----- Information provided
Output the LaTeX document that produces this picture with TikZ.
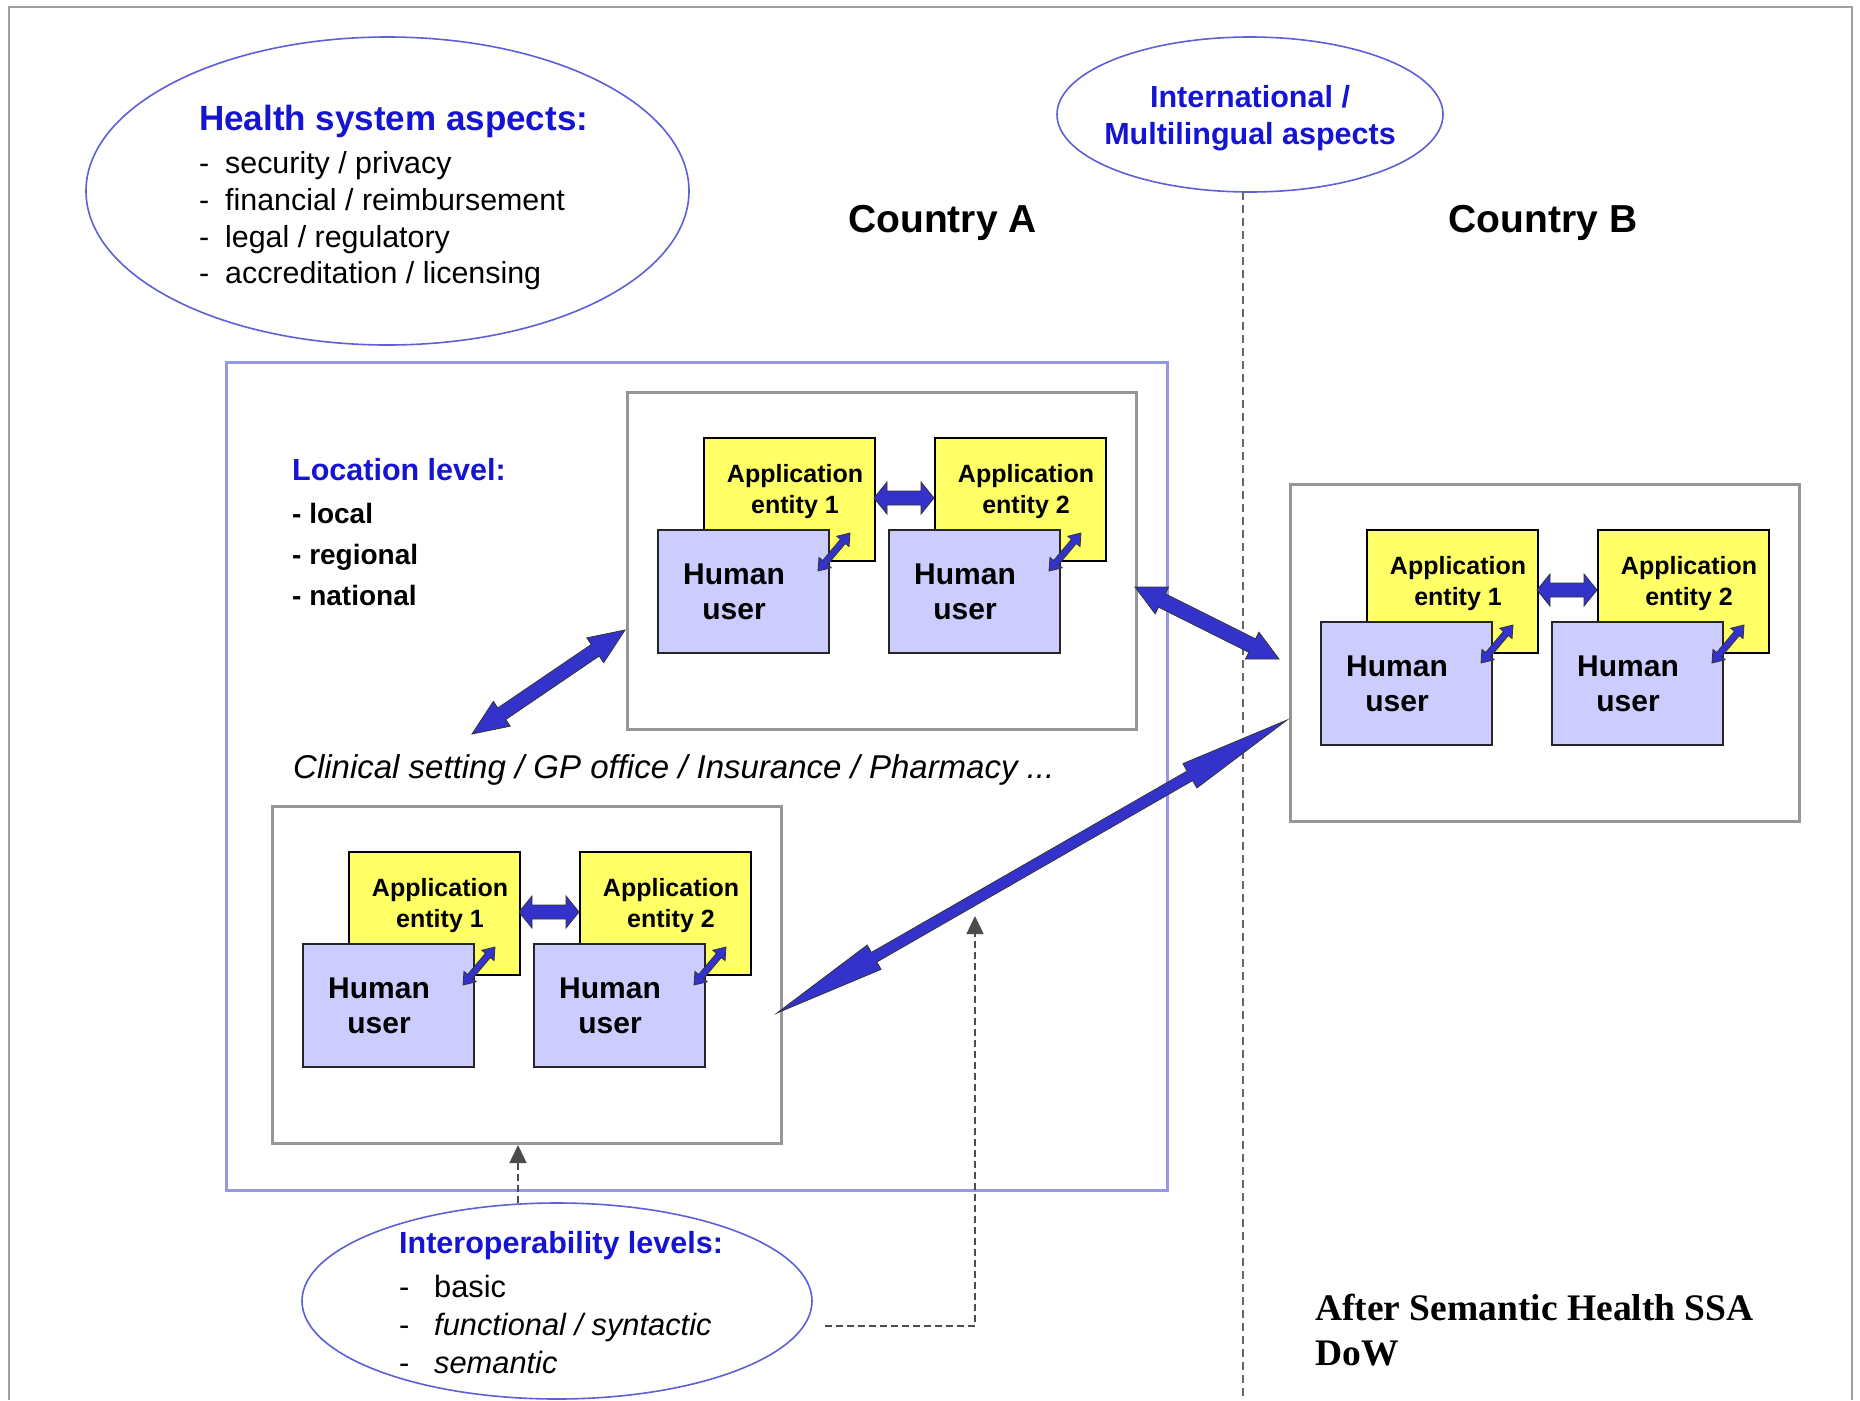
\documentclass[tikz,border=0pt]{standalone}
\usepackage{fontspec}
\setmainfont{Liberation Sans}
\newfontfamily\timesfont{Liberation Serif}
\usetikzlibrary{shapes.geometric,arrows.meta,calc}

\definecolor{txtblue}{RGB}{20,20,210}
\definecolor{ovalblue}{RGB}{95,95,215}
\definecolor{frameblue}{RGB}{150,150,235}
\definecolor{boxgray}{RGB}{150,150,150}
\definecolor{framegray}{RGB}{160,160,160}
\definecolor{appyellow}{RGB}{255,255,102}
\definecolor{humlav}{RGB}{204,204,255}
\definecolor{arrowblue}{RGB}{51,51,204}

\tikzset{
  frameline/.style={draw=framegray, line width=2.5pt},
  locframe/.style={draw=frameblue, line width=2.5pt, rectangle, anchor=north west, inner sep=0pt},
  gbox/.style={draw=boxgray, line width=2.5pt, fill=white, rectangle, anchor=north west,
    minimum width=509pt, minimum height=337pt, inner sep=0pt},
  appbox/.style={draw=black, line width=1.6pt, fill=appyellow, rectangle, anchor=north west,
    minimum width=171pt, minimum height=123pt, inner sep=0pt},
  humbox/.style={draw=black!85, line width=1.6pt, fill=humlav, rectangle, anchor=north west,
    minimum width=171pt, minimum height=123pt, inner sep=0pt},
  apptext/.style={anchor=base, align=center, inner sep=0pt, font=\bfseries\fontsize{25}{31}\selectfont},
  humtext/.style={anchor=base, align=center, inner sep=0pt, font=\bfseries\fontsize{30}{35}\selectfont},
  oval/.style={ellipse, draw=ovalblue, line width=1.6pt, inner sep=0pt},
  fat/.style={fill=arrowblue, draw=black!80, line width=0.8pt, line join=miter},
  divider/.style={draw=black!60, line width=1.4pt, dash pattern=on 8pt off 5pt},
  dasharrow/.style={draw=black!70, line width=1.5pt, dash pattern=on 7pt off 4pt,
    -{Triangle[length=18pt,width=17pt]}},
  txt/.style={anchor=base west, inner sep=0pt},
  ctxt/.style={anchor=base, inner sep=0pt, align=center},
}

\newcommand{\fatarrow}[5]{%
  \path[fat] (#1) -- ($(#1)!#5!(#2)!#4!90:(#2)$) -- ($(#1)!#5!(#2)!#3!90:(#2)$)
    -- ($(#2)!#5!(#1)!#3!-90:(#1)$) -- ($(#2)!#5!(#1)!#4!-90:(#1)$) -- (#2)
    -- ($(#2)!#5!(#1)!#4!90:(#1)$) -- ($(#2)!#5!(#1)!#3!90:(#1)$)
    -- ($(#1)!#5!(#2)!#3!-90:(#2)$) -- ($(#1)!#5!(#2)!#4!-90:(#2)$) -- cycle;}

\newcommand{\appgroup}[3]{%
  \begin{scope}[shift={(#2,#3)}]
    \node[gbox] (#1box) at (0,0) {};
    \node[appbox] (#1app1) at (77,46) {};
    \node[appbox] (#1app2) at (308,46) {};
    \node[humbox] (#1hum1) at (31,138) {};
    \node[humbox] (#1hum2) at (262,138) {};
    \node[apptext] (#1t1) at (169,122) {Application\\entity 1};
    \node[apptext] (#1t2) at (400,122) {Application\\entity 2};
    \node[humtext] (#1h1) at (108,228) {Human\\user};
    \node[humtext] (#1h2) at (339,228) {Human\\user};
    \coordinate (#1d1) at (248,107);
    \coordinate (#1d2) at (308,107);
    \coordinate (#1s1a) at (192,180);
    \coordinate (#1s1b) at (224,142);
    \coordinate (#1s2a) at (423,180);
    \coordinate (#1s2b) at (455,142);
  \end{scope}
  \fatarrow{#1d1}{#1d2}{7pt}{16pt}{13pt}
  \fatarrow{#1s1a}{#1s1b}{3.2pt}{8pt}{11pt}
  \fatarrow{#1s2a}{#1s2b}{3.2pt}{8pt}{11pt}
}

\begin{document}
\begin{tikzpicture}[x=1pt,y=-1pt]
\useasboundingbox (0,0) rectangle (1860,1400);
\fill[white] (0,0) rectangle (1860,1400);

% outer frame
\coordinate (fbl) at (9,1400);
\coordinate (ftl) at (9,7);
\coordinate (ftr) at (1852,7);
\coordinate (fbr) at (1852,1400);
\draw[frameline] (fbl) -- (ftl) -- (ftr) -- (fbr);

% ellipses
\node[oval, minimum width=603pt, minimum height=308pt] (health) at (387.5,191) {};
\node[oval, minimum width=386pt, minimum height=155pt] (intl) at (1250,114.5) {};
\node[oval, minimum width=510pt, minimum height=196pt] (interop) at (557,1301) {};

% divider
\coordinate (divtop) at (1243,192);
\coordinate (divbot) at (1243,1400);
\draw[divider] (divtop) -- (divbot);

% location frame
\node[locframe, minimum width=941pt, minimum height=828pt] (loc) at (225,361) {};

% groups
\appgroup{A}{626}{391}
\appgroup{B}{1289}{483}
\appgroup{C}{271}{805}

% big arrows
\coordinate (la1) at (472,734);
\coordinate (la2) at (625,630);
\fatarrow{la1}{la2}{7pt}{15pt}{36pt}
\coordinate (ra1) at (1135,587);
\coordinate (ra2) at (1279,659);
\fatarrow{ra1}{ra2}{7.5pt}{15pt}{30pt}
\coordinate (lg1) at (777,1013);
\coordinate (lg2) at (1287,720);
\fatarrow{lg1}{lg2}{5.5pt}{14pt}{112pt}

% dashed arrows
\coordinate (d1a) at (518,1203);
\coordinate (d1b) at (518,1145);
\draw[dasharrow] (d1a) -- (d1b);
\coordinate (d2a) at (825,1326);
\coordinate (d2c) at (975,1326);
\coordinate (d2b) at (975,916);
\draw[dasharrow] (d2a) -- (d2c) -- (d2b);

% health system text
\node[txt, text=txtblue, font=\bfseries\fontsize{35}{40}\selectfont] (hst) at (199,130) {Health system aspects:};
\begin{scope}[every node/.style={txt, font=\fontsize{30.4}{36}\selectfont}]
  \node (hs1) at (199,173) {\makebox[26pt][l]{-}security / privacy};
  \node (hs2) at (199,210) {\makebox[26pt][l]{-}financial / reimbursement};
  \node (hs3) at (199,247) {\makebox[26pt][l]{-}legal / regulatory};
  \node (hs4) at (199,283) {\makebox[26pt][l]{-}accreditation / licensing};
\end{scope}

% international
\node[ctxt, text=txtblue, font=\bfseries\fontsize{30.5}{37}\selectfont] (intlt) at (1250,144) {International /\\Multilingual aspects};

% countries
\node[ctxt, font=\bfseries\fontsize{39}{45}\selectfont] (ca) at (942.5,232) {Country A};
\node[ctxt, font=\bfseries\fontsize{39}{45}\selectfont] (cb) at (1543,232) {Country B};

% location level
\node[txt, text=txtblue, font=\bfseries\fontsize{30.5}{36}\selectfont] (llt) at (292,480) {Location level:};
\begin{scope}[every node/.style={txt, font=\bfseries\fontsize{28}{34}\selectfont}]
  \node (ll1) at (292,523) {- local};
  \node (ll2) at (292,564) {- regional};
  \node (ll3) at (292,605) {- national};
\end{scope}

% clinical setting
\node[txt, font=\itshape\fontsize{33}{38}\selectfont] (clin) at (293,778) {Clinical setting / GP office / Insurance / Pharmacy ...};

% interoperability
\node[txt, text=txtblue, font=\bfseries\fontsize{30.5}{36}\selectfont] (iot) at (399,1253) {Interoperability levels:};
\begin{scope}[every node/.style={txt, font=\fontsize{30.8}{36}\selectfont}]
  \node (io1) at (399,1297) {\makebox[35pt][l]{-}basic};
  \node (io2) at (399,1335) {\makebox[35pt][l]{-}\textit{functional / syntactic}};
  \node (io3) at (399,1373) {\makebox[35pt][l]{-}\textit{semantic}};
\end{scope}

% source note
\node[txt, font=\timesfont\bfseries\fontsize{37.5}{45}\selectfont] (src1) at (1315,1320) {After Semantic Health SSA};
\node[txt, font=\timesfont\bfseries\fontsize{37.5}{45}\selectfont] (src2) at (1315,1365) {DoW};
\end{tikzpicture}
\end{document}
----------
**Given task**
Reproduce the material above from its first line through the line containing "-- ($(#1)!#5!(#2)!#3!-90:(#2)$) -- ($(#1)!#5!(#2)!#4!-90:(#2)$)", both ends included, and skip every picture.

**Exercise response**
Output the LaTeX document that produces this picture with TikZ.
\documentclass[tikz,border=0pt]{standalone}
\usepackage{fontspec}
\setmainfont{Liberation Sans}
\newfontfamily\timesfont{Liberation Serif}
\usetikzlibrary{shapes.geometric,arrows.meta,calc}

\definecolor{txtblue}{RGB}{20,20,210}
\definecolor{ovalblue}{RGB}{95,95,215}
\definecolor{frameblue}{RGB}{150,150,235}
\definecolor{boxgray}{RGB}{150,150,150}
\definecolor{framegray}{RGB}{160,160,160}
\definecolor{appyellow}{RGB}{255,255,102}
\definecolor{humlav}{RGB}{204,204,255}
\definecolor{arrowblue}{RGB}{51,51,204}

\tikzset{
  frameline/.style={draw=framegray, line width=2.5pt},
  locframe/.style={draw=frameblue, line width=2.5pt, rectangle, anchor=north west, inner sep=0pt},
  gbox/.style={draw=boxgray, line width=2.5pt, fill=white, rectangle, anchor=north west,
    minimum width=509pt, minimum height=337pt, inner sep=0pt},
  appbox/.style={draw=black, line width=1.6pt, fill=appyellow, rectangle, anchor=north west,
    minimum width=171pt, minimum height=123pt, inner sep=0pt},
  humbox/.style={draw=black!85, line width=1.6pt, fill=humlav, rectangle, anchor=north west,
    minimum width=171pt, minimum height=123pt, inner sep=0pt},
  apptext/.style={anchor=base, align=center, inner sep=0pt, font=\bfseries\fontsize{25}{31}\selectfont},
  humtext/.style={anchor=base, align=center, inner sep=0pt, font=\bfseries\fontsize{30}{35}\selectfont},
  oval/.style={ellipse, draw=ovalblue, line width=1.6pt, inner sep=0pt},
  fat/.style={fill=arrowblue, draw=black!80, line width=0.8pt, line join=miter},
  divider/.style={draw=black!60, line width=1.4pt, dash pattern=on 8pt off 5pt},
  dasharrow/.style={draw=black!70, line width=1.5pt, dash pattern=on 7pt off 4pt,
    -{Triangle[length=18pt,width=17pt]}},
  txt/.style={anchor=base west, inner sep=0pt},
  ctxt/.style={anchor=base, inner sep=0pt, align=center},
}

\newcommand{\fatarrow}[5]{%
  \path[fat] (#1) -- ($(#1)!#5!(#2)!#4!90:(#2)$) -- ($(#1)!#5!(#2)!#3!90:(#2)$)
    -- ($(#2)!#5!(#1)!#3!-90:(#1)$) -- ($(#2)!#5!(#1)!#4!-90:(#1)$) -- (#2)
    -- ($(#2)!#5!(#1)!#4!90:(#1)$) -- ($(#2)!#5!(#1)!#3!90:(#1)$)
    -- ($(#1)!#5!(#2)!#3!-90:(#2)$) -- ($(#1)!#5!(#2)!#4!-90:(#2)$) -- cycle;}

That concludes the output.